Entries with chart source code:
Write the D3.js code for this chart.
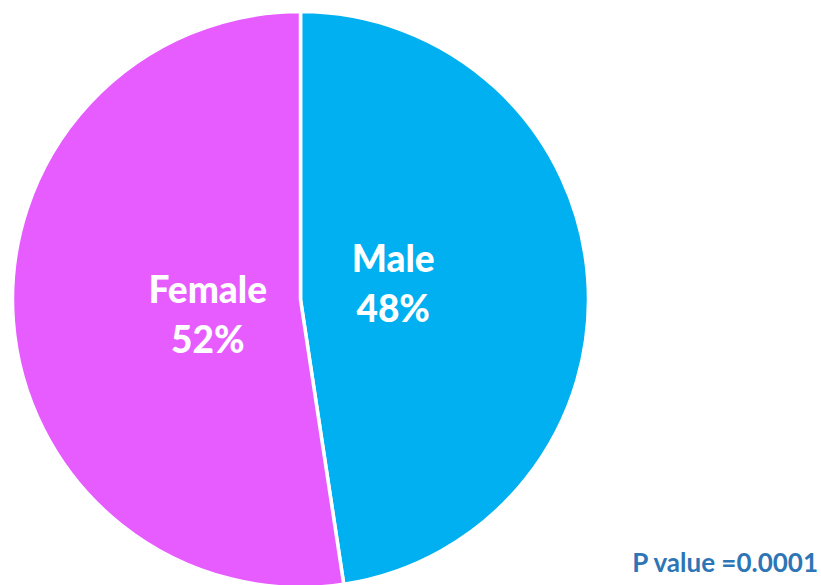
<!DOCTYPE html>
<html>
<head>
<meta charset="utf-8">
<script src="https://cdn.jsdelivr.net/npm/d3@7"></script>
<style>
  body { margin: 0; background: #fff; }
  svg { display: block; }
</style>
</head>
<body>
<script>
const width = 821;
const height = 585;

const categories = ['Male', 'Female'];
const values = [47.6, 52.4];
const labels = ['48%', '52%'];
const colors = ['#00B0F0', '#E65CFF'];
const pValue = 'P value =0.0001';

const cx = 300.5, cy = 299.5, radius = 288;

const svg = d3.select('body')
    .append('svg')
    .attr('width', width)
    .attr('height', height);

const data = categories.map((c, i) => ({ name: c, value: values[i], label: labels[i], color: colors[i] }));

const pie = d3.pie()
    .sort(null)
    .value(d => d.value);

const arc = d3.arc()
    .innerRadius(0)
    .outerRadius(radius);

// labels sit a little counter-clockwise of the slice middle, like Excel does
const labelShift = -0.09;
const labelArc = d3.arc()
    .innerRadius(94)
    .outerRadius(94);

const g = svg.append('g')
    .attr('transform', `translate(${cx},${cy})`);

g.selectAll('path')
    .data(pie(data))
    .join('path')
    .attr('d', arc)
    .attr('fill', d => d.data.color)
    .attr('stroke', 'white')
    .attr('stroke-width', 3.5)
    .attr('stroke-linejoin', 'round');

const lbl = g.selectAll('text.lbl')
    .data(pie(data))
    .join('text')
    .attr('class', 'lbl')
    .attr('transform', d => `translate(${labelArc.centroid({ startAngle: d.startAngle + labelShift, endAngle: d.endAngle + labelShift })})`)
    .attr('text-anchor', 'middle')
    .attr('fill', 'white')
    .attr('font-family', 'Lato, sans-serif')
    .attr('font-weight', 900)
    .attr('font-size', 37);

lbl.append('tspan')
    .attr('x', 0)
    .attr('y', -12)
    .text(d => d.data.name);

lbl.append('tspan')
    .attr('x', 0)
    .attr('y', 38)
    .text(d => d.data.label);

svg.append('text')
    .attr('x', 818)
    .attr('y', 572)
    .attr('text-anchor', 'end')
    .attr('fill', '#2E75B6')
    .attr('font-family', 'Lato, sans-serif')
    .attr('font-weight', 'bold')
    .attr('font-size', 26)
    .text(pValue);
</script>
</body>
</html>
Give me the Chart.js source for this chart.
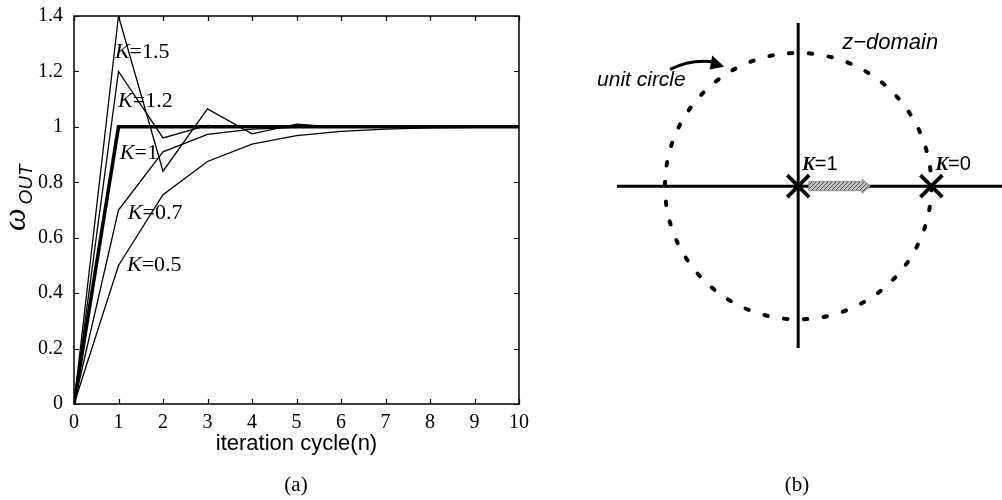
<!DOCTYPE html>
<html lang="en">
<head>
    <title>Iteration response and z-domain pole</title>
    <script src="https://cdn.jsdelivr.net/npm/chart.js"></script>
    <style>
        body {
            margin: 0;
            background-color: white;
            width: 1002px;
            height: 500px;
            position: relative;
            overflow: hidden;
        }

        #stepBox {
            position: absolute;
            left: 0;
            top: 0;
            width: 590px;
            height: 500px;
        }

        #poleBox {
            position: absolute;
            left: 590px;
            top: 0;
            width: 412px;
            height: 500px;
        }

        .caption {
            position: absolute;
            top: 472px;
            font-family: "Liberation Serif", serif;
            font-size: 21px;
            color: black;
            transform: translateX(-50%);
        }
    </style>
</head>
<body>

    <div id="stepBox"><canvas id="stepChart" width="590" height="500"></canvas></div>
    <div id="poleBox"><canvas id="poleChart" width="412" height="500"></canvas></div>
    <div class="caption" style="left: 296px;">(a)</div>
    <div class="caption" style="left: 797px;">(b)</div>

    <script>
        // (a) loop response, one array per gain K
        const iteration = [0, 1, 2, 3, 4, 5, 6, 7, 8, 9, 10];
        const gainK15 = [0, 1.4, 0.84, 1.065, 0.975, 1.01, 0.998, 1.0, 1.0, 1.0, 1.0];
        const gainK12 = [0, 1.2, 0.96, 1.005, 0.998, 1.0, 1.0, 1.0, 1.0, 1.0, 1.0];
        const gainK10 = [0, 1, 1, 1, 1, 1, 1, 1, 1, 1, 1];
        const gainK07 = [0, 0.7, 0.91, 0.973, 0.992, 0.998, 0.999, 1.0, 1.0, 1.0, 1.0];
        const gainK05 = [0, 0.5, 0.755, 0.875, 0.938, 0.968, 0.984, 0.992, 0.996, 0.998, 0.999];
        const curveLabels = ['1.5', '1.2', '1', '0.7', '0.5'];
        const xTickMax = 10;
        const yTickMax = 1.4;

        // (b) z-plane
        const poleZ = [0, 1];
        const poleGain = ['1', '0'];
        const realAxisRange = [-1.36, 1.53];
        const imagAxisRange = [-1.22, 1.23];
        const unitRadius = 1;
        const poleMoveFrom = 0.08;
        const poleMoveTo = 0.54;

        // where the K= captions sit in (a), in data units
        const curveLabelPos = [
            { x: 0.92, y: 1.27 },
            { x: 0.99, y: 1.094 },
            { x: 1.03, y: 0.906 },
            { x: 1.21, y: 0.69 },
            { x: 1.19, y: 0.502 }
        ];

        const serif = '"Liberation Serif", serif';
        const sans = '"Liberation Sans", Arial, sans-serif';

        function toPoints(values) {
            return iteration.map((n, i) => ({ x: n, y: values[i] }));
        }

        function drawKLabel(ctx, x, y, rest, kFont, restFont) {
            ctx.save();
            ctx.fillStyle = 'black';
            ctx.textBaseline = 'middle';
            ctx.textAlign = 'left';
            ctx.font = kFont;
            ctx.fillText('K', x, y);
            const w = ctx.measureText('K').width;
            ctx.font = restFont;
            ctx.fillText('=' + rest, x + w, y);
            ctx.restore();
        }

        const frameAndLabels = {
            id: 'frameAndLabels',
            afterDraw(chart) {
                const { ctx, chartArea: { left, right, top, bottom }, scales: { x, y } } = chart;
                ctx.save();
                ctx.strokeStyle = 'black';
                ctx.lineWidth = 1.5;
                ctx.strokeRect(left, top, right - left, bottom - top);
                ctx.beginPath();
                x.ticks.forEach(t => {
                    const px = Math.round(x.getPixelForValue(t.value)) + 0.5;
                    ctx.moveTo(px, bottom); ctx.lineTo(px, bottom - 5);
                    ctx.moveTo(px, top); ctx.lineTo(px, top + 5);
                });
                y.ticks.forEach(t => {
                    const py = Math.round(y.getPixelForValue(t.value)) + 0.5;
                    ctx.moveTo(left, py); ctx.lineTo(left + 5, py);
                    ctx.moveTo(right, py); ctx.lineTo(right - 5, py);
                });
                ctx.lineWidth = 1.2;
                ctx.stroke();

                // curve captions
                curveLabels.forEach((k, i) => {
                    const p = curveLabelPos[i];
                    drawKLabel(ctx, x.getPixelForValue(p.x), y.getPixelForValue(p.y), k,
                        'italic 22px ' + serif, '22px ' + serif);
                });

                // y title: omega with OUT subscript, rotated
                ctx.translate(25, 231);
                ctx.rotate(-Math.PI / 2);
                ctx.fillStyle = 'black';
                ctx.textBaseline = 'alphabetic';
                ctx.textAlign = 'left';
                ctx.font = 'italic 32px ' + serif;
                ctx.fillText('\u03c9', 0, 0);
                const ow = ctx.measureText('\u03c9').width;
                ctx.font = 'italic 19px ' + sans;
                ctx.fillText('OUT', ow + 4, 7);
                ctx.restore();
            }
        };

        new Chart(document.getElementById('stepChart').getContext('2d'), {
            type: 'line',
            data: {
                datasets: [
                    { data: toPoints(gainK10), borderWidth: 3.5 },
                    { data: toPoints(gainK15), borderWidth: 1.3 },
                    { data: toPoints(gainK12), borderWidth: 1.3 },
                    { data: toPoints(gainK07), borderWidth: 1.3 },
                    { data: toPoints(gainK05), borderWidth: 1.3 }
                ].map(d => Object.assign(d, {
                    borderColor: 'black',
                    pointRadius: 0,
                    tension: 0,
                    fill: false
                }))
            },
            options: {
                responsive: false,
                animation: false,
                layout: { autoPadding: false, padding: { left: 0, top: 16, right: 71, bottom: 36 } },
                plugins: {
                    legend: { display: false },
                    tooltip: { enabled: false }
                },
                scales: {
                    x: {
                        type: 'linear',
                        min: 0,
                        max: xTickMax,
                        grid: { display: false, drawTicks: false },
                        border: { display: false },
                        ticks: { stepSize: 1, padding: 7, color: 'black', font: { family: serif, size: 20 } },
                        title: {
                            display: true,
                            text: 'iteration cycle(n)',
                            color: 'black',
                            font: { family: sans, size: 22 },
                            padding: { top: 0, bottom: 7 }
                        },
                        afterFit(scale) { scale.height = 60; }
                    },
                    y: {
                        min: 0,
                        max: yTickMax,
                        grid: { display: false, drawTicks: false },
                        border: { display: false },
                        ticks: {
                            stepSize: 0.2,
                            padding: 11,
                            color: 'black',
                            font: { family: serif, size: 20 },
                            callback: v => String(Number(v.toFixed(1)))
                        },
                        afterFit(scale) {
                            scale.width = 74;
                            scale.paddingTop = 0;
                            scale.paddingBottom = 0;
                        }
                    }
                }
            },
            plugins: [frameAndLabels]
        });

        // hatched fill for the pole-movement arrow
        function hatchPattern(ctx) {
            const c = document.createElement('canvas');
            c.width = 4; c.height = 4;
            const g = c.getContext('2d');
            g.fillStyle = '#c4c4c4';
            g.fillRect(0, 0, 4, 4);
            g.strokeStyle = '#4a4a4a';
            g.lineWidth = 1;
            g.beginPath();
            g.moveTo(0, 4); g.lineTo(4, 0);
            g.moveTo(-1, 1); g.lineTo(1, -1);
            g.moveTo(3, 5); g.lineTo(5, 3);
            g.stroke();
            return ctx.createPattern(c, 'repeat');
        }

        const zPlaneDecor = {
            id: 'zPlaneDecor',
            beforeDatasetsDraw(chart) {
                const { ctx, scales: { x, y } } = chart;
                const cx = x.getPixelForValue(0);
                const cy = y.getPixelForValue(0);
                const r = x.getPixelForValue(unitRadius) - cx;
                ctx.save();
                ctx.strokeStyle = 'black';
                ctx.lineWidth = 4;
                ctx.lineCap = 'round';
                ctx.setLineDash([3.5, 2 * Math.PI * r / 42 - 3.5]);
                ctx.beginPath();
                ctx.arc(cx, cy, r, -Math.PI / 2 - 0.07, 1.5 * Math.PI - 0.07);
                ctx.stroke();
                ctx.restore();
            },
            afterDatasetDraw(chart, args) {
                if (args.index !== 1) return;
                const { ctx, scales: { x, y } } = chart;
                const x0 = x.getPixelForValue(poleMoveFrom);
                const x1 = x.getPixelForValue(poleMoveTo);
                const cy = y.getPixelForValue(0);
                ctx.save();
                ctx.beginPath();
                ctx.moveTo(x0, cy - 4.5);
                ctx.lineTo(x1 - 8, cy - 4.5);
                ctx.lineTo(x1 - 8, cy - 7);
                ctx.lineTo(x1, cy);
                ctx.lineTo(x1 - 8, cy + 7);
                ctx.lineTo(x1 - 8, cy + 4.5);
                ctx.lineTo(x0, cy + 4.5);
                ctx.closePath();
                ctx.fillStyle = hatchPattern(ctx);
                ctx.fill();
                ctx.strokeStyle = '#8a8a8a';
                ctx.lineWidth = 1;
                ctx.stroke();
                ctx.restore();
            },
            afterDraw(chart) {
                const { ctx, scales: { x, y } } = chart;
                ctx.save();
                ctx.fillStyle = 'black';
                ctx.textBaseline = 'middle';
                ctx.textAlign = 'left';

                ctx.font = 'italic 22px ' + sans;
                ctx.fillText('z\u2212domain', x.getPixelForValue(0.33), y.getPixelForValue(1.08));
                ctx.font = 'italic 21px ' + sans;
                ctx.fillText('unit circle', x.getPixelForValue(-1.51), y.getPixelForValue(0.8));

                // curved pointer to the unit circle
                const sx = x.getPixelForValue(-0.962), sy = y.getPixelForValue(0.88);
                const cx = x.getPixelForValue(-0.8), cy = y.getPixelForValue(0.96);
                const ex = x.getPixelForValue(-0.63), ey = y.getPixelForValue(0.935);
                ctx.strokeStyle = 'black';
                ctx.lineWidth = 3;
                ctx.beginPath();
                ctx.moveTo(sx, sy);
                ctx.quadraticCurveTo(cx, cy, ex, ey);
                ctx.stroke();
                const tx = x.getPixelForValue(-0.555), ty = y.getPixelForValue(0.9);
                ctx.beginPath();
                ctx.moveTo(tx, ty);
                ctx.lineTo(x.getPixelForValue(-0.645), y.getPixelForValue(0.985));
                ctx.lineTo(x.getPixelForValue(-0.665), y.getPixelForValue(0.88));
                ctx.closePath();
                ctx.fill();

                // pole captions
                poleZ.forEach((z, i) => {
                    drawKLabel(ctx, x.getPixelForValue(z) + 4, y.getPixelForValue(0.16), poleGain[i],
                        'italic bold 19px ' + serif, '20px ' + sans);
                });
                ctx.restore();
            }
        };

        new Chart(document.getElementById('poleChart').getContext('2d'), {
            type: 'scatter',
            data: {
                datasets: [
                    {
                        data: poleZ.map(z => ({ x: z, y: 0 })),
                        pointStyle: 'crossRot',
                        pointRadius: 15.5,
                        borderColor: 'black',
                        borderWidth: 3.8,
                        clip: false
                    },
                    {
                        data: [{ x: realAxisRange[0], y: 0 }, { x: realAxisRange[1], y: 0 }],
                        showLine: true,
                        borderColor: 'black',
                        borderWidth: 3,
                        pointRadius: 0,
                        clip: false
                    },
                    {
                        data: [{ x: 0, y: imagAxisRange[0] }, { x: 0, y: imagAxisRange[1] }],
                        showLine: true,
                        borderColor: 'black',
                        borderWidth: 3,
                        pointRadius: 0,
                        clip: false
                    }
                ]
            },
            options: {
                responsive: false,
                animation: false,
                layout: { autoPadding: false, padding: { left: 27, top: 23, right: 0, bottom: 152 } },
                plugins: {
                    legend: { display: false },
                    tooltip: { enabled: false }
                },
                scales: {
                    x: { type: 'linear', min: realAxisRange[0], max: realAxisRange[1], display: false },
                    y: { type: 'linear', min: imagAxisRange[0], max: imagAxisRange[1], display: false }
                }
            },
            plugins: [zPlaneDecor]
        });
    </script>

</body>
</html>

• The request
Copy exactly the lines running from the beginning of the listing through the line that has "const height = 585;". Drop the pictures.

• Solution to this exercise
Write the D3.js code for this chart.
<!DOCTYPE html>
<html>
<head>
<meta charset="utf-8">
<script src="https://cdn.jsdelivr.net/npm/d3@7"></script>
<style>
  body { margin: 0; background: #fff; }
  svg { display: block; }
</style>
</head>
<body>
<script>
const width = 821;
const height = 585;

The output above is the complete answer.